I have a problem.
$(f,g)= \int_{1}^{3} f(x)g(x) \, dx$ and $f(x)=\dfrac{1}{x}$
I have to find out a nearest constant polynomials to $f$.
So, I assumed $a$ to be a orthonormal basis for constant function, and by using inner
product of $(a,a)$, which is $2a^2=1$ and I got $\pm \dfrac{1}{\sqrt{2}}$ for my orthonormal basis. But if it has a orthonormal basis, does that imply that it has also orthogonal basis too? but there is only one basis for constant function and I can not find any two basis that inner product of two would be zero.
Did I misunderstand something?
two basis which
Since we're approximating $f$ by a constant function, and the space of constant functions is spanned by a single basis element, there's no reason to appeal (explicitly) to bases here.
Per the comments, we want to find the constant function $g(x) = c$ that minimizes the distance from $f(x) = \frac{1}{x}$ with respect to the given inner product, or in other words, find the constant $c$ that minimizes $$(f - g, f - g) = \int_1^3 (f - g)^2 dx = \int_1^3 \left(\frac{1}{x} - c\right)^2 dx.$$
We can expand the integrand, integrate, then differentiate w.r.t. $c$, and solve to find its the optimal value of $c$, but it's slightly faster to differentiate w.r.t. $c$ first and then integrate (this comes at the cost of remembering and checking the condition that allows us to differentiate under the integral sign): $$\frac{d}{dc}(f - g, f - g) = \frac{d}{dc}\int_1^3 \left(\frac{1}{x} - c\right)^2 dx =\int_1^3 \frac{d}{dc}\left[\left(\frac{1}{x} - c \right)\right]^2 dx \\= \int_1^3 2\left(c - \frac{1}{x}\right) dx = \left. 2(cx - \log x)\right\vert_1^3 = 4c - 2 \log 3.$$ The quantity $(f - g, f - g)$ has a (uniquely) critical value where this expression is zero, namely at $c = \frac{1}{2} \log 3 = \log \sqrt{3}$.

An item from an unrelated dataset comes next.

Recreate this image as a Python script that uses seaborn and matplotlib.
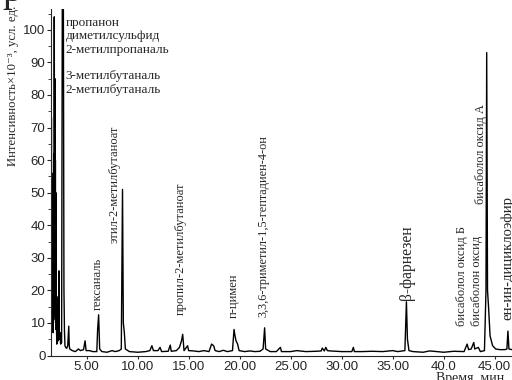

(Strictly speaking needs to argue why this is a minimum rather than another sort of critical point. One way to do do this is to show that $$\left.\frac{d^2}{dc^2}\right\vert_{c = \frac{1}{2} \log 3} (f - g, f - g) > 0.)$$
Edit Alternatively, we can just project onto the subspace. If we abuse notation to let $c$ represent the function with constant value $c$, the projection of $f$ onto the subspace spanned by $c$ is $$\frac{(f, c)}{(c, c)} c = \frac{\int_1^3 cf \,dx}{\int_1^c c^2 \,dx} c = \frac{c^2 \int_1^3 \frac{dx}{x}}{c^2 \int_1^3 dx} = \frac{\log 3}{2}$$ as desired. Note that if $c$ has using length, i.e., if $(c, c) = 1$, then the projection map simplifies to $$f \mapsto (f, c) c.$$
In general, given an orthonormal basis $(w_1, \ldots w_m)$ of a vector subspace $W$ of an inner product space $(V, (\, \cdot\, , \,\cdot\,))$, the orthogonal projection onto $W$ has the simple formula $$v \mapsto (v, w_1) w_1 + \cdots + (v, w_m) w_m,$$ and this map is independent of which basis $(w_a)$ of $W$ is used.